Scientific collaborations, especially in high energy and astroparticles physics, will face a tremendous increase of their computing and storage needs over the next decade. This will imply to revisit both computing models and cyber-infrastructures. However, relying solely on empirical knowledge learned at a much smaller scale is not sufficient. Therefore, I aim at engaging in deep partnerships with these scientific communities, and relying on faithful simulations of distributed systems and applications to provide objective indicators and guide the future evolutions of the computing models and infrastructures. To this end, I am involved in the development of the SimGrid and WRENCH toolkits.

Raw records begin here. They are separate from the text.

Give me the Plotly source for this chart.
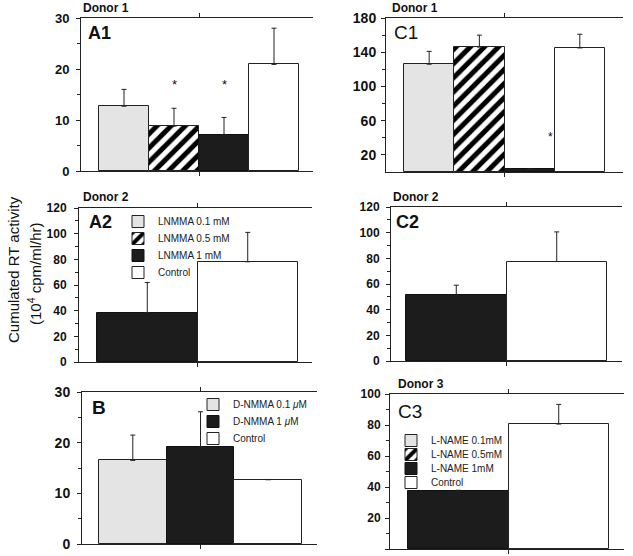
import plotly.graph_objects as go

W, H = 633, 556
FONT = "Arial, Liberation Sans, Helvetica, sans-serif"
INK = "#111111"

# ---------------- data ----------------
# Panel A1 (Donor 1, LNMMA)
a1_names = ["LNMMA 0.1 mM", "LNMMA 0.5 mM", "LNMMA 1 mM", "Control"]
a1_vals = [12.7, 8.8, 7.1, 20.9]
a1_err = [3.3, 3.5, 3.4, 7.1]
a1_stars = ["LNMMA 0.5 mM", "LNMMA 1 mM"]
a1_star_level = 17.5

# Panel A2 (Donor 2, LNMMA)
a2_names = ["LNMMA 1 mM", "Control"]
a2_vals = [38.5, 78.1]
a2_err = [23.5, 22.9]

# Panel B (D-NMMA)
b_names = ["D-NMMA 0.1 <i>μ</i>M", "D-NMMA 1 <i>μ</i>M", "Control"]
b_vals = [16.5, 19.2, 12.7]
b_err = [5.0, 6.9, 0.0]

# Panel C1 (Donor 1, L-NAME)
c1_names = ["L-NAME 0.1mM", "L-NAME 0.5mM", "L-NAME 1mM", "Control"]
c1_vals = [126.0, 146.0, 3.5, 145.0]
c1_err = [15.0, 14.0, 0.0, 16.0]
c1_stars = ["L-NAME 1mM"]
c1_star_level = 45.0

# Panel C2 (Donor 2, L-NAME)
c2_names = ["L-NAME 1mM", "Control"]
c2_vals = [51.3, 77.5]
c2_err = [7.8, 23.1]

# Panel C3 (Donor 3, L-NAME)
c3_names = ["L-NAME 1mM", "Control"]
c3_vals = [37.1, 80.6]
c3_err = [0.8, 12.7]

# ---------------- styles ----------------
LIGHT = dict(color="#e4e4e4", line=dict(color="#222", width=1))
HATCH = dict(color="white", line=dict(color="#222", width=1),
             pattern=dict(shape="/", fgcolor="#000000", bgcolor="white", size=10,
                          solidity=0.5, fgopacity=1))
DARK = dict(color="#1c1c1c", line=dict(color="#111", width=1))
CTRL = dict(color="white", line=dict(color="#222", width=1))

STYLE = {
    "LNMMA 0.1 mM": LIGHT, "LNMMA 0.5 mM": HATCH, "LNMMA 1 mM": DARK,
    "D-NMMA 0.1 <i>μ</i>M": LIGHT, "D-NMMA 1 <i>μ</i>M": DARK,
    "L-NAME 0.1mM": LIGHT, "L-NAME 0.5mM": HATCH, "L-NAME 1mM": DARK,
    "Control": CTRL,
}


def px(x):
    return x / W


def py(y):
    return 1 - y / H


# legend entry placement (left edge of box, vertical centre), in pixels
LEG_A = dict(x=132, ys=[218, 235, 252, 269])
LEG_B = dict(x=207, ys=[401, 418, 435])
LEG_C = dict(x=405, ys=[437, 451, 465, 479])

panels = [
    dict(names=a1_names, vals=a1_vals, err=a1_err, box=(81, 313, 18, 171),
         xr=[-0.86, 3.78], yr=[0, 30], ticks=[0, 10, 20, 30], minor=[5, 15, 25],
         right=[i * 2.5 for i in range(1, 12)], tfs=13, stand=4, leg=LEG_A),
    dict(names=a2_names, vals=a2_vals, err=a2_err, box=(79, 312, 208, 362),
         xr=[-0.68, 1.64], yr=[0, 120], ticks=list(range(0, 121, 20)),
         minor=list(range(10, 120, 20)), right=list(range(10, 120, 10)), tfs=12, stand=5,
         leg=None),
    dict(names=b_names, vals=b_vals, err=b_err, box=(82, 317, 392, 544),
         xr=[-0.75, 2.72], yr=[0, 30], ticks=[0, 10, 20, 30], minor=[5, 15, 25],
         right=[i * 2.5 for i in range(1, 12)], tfs=14, stand=4, leg=LEG_B),
    dict(names=c1_names, vals=c1_vals, err=c1_err, box=(386, 623, 18, 172),
         xr=[-0.86, 3.86], yr=[0, 180], ticks=[20, 60, 100, 140, 180],
         minor=[40, 80, 120, 160], right=list(range(20, 180, 20)), tfs=14, stand=2,
         leg=LEG_C),
    dict(names=c2_names, vals=c2_vals, err=c2_err, box=(391, 622, 207, 361),
         xr=[-0.65, 1.65], yr=[0, 120], ticks=list(range(0, 121, 20)),
         minor=list(range(10, 120, 20)), right=list(range(10, 120, 10)), tfs=12, stand=4,
         leg=None),
    dict(names=c3_names, vals=c3_vals, err=c3_err, box=(390, 624, 394, 549),
         xr=[-0.68, 1.65], yr=[0, 100], ticks=list(range(0, 101, 20)),
         minor=list(range(10, 100, 20)), right=list(range(10, 100, 10)), tfs=12, stand=2,
         leg=None),
]

fig = go.Figure()
layout = {}
leg_common = dict(xanchor="left", yanchor="top", bgcolor="rgba(0,0,0,0)",
                  font=dict(family=FONT, size=10, color="#222"), tracegroupgap=0,
                  itemclick=False, itemdoubleclick=False, borderwidth=0)
LEG_DX = 14   # box left edge offset inside a legend
LEG_DY = 11   # entry centre offset below legend top
leg_count = 0

for i, p in enumerate(panels):
    n = i + 1
    sfx = "" if n == 1 else str(n)
    xa, ya = "x" + sfx, "y" + sfx
    xs = list(range(len(p["names"])))
    for k, (xi, name, v, e) in enumerate(zip(xs, p["names"], p["vals"], p["err"])):
        kw = dict(showlegend=False)
        if p["leg"] is not None:
            leg_count += 1
            lid = "legend" if leg_count == 1 else "legend%d" % leg_count
            layout[lid] = dict(x=px(p["leg"]["x"] - LEG_DX),
                               y=py(p["leg"]["ys"][k] - LEG_DY), **leg_common)
            kw = dict(showlegend=True, legend=lid)
        fig.add_trace(go.Bar(
            x=[xi], y=[v], width=1, name=name, marker=STYLE[name],
            error_y=dict(type="data", symmetric=False, array=[e], arrayminus=[0],
                         color="#222", thickness=1, width=2.5),
            xaxis=xa, yaxis=ya, hoverinfo="skip", **kw))
    l, r, t, b = p["box"]
    mid = (len(xs) - 1) / 2
    layout["xaxis" + sfx] = dict(
        domain=[px(l), px(r)], anchor=ya, range=p["xr"], showline=True,
        linecolor="#222", linewidth=1, mirror="ticks", tickvals=[mid],
        ticks="outside", ticklen=4, tickcolor="#222", showticklabels=False,
        showgrid=False, zeroline=False, fixedrange=True)
    layout["yaxis" + sfx] = dict(
        domain=[py(b), py(t)], anchor=xa, range=p["yr"], tickvals=p["ticks"],
        ticks="outside", ticklen=4, tickcolor="#222", showline=True,
        linecolor="#222", linewidth=1, showgrid=False, zeroline=False,
        tickfont=dict(family=FONT, size=p["tfs"], color=INK, weight="bold"),
        ticklabelstandoff=p["stand"],
        minor=dict(tickvals=p["minor"], ticks="outside", ticklen=3, tickcolor="#222"),
        fixedrange=True)
    layout["yaxis" + str(n + 6)] = dict(
        overlaying=ya, anchor=xa, side="right", range=p["yr"], tickvals=p["right"],
        ticks="outside", ticklen=4, tickcolor="#222", showline=True,
        linecolor="#222", linewidth=1, showticklabels=False, showgrid=False,
        zeroline=False, fixedrange=True)

ann = []


def text(x, y, s, size, bold=False, angle=0, xanchor="left"):
    ann.append(dict(x=px(x), y=py(y), xref="paper", yref="paper", text=s,
                    showarrow=False, xanchor=xanchor, yanchor="middle", textangle=angle,
                    font=dict(family=FONT, size=size, color=INK,
                              weight="bold" if bold else "normal")))


# donor labels and panel letters
text(81, 8, "Donor 1", 12, True)
text(390, 8, "Donor 1", 12, True)
text(81, 197, "Donor 2", 12, True)
text(391, 197, "Donor 2", 12, True)
text(396, 384, "Donor 3", 12, True)
text(86, 33, "A1", 18, True)
text(392, 33, "C1", 19, False)
text(87, 222, "A2", 18, True)
text(394, 222, "C2", 18, True)
text(90, 407, "B", 19, True)
text(396, 411, "C3", 19, False)

# y-axis title
text(13, 270, "Cumulated RT activity", 15, angle=-90, xanchor="center")
text(34, 274, "(10<sup>4</sup> cpm/ml/hr)", 15, angle=-90, xanchor="center")

# significance stars
for name in a1_stars:
    ann.append(dict(x=a1_names.index(name), y=a1_star_level, xref="x", yref="y",
                    text="*", showarrow=False, yshift=-3,
                    font=dict(family=FONT, size=13, color=INK)))
for name in c1_stars:
    ann.append(dict(x=c1_names.index(name), y=c1_star_level, xref="x4", yref="y4",
                    text="*", showarrow=False, xshift=21, yshift=-3,
                    font=dict(family=FONT, size=12, color=INK)))

layout.update(
    width=W, height=H, margin=dict(l=0, r=0, t=0, b=0, autoexpand=False),
    paper_bgcolor="white", plot_bgcolor="white",
    barmode="overlay", bargap=0, showlegend=True,
    annotations=ann,
    font=dict(family=FONT, color=INK),
)
fig.update_layout(**layout)
fig.write_html("out.html", config={"displayModeBar": False},
               post_script="document.body.style.margin='0';document.body.style.overflow='hidden';")
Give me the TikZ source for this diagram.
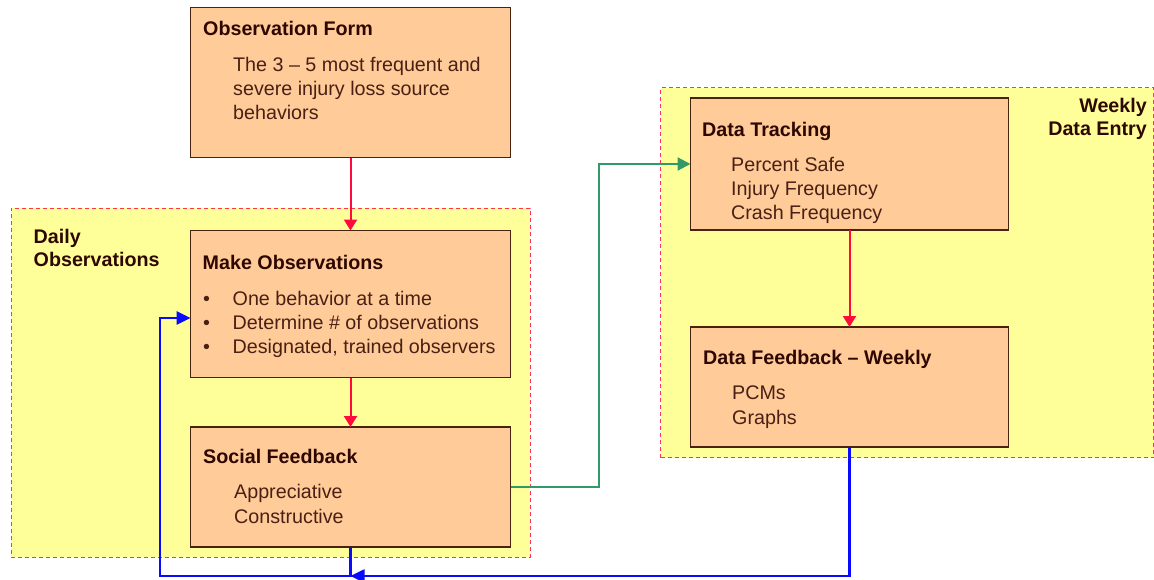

SimGrid is a toolkit that provides core functionalities for the simulation of distributed applications in heterogeneous distributed environments. The simulation engine uses algorithmic and implementation techniques toward the fast simulation of large systems on a single machine. The models are theoretically grounded and experimentally validated. The results are reproducible, enabling better scientific practices. Its models of networks, cpus and disks are adapted to (Data)Grids, P2P, Clouds, Clusters and HPC, allowing multi-domain studies. It can be used either to simulate algorithms and prototypes of applications, or to emulate real MPI applications through the virtualization of their communication, or to formally assess algorithms and applications that can run in the framework. The formal verification module explores all possible message interleavings in the application, searching for states violating the provided properties. We recently added the ability to assess liveness properties over arbitrary and legacy codes, thanks to a system-level introspection tool that provides a finely detailed view of the running application to the model checker. This can for example be leveraged to verify both safety or liveness properties, on arbitrary MPI code written in C/C++/Fortran.
Capitalizing on recent advances in distributed application and platform simulation technology, WRENCH makes it possible to quickly prototype workflow, WMS implementations, and decision-making algorithms and evaluate/compare alternative options scalably and accurately for arbitrary, and often hypothetical, experimental scenarios. This project will define a generic and foundational software architecture, that is informed by current state-of-the-art WMS designs and planned future designs. The implementation of the components in this architecture when taken together form a generic “scientific instrument” that can be used by workflow users, developers, and researchers. This scientific instrument will be instantiated for several real-world WMSs and used for a range of real-world workflow applications.
The goal of the HAC SPECIS Inria Project Lab (IPL) is to answer methodological needs of HPC application and runtime developers and to allow to study real HPC systems both from the correctness and performance point of view. To this end, we gather experts from the HPC, formal verification and performance evaluation community.